Each line from the one containing "Reproduce this chart with Bokeh." through the one containing "from bokeh.resources import INLINE" must be echoed exactly, endpoints included, and every other line omitted.

Collection entries:
# # # # # # #

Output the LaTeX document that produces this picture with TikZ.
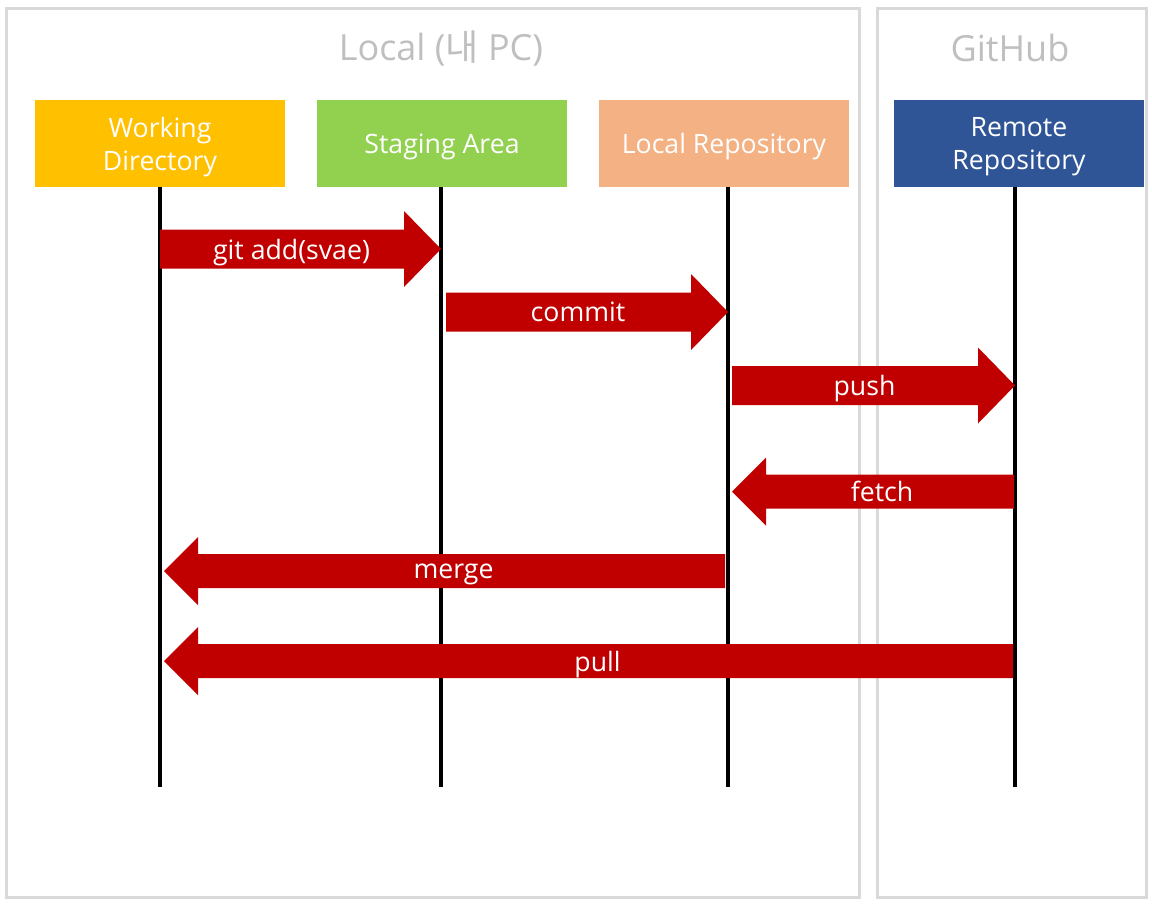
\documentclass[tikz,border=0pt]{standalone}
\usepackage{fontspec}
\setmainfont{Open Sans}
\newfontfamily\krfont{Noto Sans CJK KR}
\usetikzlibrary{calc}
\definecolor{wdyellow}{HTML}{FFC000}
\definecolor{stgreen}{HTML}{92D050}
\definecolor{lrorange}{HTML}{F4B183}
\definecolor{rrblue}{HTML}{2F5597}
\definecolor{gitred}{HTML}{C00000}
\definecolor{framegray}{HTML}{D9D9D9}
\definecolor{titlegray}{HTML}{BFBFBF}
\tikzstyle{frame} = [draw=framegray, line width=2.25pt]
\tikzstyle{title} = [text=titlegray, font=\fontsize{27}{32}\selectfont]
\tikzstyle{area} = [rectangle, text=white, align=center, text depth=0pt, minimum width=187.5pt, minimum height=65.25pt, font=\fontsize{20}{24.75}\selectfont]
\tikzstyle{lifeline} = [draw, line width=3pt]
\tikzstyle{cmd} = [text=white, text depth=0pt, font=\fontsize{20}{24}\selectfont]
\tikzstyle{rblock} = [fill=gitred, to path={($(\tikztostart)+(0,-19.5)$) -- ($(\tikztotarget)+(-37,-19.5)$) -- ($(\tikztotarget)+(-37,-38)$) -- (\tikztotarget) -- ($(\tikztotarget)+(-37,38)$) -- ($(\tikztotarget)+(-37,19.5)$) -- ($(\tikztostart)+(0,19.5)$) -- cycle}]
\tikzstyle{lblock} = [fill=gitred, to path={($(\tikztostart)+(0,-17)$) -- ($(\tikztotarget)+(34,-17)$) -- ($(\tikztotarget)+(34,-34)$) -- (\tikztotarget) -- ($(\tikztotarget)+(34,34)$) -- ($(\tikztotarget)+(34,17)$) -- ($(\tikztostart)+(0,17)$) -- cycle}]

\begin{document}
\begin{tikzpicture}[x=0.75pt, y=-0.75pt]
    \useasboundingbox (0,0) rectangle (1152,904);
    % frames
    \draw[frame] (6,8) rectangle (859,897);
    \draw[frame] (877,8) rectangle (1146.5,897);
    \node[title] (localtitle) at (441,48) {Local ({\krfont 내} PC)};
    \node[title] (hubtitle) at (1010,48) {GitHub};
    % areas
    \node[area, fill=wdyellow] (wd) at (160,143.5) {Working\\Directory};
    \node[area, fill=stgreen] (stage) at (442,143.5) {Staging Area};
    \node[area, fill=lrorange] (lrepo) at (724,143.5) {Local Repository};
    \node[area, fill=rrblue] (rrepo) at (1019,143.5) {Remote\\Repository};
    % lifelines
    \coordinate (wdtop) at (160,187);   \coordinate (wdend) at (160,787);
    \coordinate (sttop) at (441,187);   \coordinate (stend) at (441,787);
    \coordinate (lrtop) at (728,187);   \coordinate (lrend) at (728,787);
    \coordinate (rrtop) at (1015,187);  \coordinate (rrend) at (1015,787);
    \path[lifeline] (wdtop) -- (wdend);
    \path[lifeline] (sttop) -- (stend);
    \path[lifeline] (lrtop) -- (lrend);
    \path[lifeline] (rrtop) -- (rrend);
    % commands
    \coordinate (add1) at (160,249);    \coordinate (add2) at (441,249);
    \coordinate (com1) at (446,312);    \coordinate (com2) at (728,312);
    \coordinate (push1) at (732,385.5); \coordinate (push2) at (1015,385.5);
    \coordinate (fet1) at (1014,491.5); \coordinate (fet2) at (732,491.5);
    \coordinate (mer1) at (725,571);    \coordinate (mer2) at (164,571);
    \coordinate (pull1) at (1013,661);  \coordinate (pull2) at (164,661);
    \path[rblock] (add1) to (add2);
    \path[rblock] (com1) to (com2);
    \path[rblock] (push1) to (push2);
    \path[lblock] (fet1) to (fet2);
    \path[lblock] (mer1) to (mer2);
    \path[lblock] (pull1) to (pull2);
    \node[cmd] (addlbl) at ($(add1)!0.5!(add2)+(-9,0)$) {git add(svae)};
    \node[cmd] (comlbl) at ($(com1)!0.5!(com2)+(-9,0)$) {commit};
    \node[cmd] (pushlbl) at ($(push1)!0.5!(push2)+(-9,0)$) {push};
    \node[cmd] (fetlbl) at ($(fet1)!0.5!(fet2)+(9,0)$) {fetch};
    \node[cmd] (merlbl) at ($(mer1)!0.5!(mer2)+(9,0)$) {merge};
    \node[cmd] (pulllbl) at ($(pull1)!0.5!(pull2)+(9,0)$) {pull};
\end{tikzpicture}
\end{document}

# # # # # # #

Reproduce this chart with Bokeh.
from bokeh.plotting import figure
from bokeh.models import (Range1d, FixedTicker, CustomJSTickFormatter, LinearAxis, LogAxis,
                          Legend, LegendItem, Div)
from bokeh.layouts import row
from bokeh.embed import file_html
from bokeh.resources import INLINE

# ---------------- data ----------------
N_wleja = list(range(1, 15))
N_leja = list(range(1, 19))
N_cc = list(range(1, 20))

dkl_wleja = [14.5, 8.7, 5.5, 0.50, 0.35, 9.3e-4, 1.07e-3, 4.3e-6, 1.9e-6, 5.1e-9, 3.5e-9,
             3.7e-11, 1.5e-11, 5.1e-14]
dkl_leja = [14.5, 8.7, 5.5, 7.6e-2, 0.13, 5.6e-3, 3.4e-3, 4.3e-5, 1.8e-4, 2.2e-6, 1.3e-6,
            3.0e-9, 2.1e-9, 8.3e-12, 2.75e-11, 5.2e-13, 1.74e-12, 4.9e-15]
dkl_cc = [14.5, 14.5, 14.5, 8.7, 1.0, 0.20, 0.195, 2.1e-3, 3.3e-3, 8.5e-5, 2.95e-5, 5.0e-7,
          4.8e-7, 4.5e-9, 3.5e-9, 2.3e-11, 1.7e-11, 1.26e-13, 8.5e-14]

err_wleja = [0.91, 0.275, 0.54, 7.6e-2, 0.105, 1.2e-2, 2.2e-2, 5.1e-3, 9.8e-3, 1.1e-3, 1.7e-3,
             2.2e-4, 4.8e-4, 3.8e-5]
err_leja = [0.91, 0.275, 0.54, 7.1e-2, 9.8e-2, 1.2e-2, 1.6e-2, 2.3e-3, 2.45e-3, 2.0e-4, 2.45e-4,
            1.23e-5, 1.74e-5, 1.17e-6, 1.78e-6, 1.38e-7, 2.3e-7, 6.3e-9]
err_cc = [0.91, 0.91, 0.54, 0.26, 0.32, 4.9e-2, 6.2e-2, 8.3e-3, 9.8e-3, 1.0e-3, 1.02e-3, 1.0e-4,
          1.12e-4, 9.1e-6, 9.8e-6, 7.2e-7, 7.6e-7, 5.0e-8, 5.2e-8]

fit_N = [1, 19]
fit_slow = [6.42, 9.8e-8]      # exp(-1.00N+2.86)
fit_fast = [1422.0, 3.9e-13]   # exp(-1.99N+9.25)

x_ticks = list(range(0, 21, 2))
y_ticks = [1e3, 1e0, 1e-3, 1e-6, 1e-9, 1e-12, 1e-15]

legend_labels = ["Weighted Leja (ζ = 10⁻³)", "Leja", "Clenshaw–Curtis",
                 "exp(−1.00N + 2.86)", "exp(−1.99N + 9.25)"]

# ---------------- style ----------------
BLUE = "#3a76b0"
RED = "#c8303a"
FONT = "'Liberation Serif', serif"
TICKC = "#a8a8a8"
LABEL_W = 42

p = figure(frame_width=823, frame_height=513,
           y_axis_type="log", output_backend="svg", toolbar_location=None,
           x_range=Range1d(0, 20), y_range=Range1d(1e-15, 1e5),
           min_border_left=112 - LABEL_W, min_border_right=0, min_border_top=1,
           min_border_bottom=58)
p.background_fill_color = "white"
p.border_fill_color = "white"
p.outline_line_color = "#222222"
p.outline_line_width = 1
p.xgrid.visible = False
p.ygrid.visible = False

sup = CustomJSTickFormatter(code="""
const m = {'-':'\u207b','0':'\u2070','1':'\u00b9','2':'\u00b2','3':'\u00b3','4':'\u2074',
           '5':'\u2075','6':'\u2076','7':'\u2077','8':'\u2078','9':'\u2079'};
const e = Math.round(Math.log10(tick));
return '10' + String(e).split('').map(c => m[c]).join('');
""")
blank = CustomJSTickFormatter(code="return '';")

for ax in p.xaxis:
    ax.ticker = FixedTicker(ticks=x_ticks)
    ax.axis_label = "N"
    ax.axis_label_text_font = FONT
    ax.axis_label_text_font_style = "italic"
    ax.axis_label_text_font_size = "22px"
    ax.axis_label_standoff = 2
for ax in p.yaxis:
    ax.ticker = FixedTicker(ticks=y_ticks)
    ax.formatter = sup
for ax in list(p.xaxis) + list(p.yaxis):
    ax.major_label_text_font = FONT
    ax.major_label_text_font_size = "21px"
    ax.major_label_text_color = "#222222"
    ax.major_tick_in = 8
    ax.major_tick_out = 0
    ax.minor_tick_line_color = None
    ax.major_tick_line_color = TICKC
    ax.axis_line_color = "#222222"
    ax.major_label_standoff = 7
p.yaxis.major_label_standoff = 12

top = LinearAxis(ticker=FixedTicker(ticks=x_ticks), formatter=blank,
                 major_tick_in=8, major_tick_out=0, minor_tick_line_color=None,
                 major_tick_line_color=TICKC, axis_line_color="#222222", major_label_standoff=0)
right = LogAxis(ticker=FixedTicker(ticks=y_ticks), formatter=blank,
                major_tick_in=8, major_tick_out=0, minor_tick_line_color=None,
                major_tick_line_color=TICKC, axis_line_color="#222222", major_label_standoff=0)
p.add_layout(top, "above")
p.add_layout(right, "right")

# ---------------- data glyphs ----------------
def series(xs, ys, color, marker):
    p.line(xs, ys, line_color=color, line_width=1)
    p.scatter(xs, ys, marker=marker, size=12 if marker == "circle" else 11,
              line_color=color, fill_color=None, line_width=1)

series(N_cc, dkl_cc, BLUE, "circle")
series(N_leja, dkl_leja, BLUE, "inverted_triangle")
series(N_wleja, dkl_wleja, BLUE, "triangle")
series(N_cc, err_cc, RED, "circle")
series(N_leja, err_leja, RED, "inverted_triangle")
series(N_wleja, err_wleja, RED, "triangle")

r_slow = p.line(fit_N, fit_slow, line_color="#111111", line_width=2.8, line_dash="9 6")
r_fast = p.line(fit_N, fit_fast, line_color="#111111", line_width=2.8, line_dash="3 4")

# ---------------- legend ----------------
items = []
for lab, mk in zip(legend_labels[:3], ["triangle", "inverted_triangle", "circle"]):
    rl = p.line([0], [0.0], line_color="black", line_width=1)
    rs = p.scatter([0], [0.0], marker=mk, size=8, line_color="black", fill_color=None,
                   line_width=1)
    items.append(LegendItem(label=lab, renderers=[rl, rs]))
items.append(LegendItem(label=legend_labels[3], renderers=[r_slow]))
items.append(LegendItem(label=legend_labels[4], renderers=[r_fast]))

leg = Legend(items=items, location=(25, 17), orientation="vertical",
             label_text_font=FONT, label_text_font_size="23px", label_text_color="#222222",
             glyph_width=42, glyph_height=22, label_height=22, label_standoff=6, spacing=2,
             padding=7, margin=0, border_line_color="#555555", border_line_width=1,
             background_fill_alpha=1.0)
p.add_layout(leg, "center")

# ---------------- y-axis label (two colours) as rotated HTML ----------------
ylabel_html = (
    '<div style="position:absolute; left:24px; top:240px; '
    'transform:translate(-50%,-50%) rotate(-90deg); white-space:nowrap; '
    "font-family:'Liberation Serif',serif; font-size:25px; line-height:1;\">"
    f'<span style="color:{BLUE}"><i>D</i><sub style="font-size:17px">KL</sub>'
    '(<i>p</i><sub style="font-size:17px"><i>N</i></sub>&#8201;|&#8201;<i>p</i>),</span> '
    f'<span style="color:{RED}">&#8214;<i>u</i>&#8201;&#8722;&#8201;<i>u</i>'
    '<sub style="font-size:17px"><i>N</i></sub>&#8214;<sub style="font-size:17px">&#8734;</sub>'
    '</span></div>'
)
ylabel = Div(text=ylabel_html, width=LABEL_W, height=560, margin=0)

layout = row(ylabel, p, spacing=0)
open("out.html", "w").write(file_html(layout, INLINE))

# # # # # # #

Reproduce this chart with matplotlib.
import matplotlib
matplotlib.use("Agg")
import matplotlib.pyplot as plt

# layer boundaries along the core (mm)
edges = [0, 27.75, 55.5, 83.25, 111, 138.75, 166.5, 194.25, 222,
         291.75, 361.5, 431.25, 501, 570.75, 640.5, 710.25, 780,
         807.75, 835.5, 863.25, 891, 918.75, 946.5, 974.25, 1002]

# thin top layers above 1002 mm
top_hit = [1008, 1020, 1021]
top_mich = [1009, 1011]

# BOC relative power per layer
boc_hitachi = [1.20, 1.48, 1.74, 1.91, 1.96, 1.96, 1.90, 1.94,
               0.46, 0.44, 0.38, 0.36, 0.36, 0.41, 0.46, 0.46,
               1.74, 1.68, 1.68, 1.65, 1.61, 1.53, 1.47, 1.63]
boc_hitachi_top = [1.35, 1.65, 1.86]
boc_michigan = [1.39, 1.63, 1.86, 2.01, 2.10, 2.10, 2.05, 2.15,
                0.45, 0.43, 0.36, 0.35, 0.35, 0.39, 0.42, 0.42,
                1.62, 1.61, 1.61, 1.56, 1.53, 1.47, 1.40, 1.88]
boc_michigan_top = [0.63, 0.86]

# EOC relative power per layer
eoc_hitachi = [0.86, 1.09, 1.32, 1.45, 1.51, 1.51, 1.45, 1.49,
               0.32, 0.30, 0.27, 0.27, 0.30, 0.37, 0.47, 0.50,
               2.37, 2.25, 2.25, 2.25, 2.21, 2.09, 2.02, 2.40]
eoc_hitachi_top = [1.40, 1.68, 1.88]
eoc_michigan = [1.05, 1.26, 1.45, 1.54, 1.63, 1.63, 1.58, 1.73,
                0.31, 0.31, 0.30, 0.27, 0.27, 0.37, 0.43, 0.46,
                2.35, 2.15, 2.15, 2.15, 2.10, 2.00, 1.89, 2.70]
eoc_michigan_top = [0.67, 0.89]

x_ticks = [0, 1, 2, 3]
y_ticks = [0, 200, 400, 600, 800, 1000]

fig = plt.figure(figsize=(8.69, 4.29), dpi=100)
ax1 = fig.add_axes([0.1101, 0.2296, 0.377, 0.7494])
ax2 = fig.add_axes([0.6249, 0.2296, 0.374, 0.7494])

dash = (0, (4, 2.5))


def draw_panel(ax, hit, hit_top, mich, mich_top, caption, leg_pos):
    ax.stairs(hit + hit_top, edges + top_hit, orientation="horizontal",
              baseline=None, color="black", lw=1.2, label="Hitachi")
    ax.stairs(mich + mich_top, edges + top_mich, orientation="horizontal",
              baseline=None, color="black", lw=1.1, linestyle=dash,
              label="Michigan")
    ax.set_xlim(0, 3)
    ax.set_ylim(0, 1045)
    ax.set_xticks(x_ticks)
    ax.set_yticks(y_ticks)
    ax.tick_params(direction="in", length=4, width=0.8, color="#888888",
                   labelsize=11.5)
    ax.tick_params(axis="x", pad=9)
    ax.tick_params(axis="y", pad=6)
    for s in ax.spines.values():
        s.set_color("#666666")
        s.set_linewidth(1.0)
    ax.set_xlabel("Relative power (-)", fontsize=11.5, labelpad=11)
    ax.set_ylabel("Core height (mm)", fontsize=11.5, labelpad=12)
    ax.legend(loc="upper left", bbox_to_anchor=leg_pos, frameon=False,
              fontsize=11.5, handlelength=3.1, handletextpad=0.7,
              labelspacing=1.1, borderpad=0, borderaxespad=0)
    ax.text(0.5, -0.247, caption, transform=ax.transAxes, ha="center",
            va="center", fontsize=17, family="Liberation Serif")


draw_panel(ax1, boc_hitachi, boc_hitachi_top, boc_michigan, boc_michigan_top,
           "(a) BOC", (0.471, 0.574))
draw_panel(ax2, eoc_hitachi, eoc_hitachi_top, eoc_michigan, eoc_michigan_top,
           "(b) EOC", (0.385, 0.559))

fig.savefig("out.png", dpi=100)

# # # # # # #

**TASK OUTPUT**
Reproduce this chart with Bokeh.
from bokeh.plotting import figure
from bokeh.models import (Range1d, FixedTicker, CustomJSTickFormatter, LinearAxis, LogAxis,
                          Legend, LegendItem, Div)
from bokeh.layouts import row
from bokeh.embed import file_html
from bokeh.resources import INLINE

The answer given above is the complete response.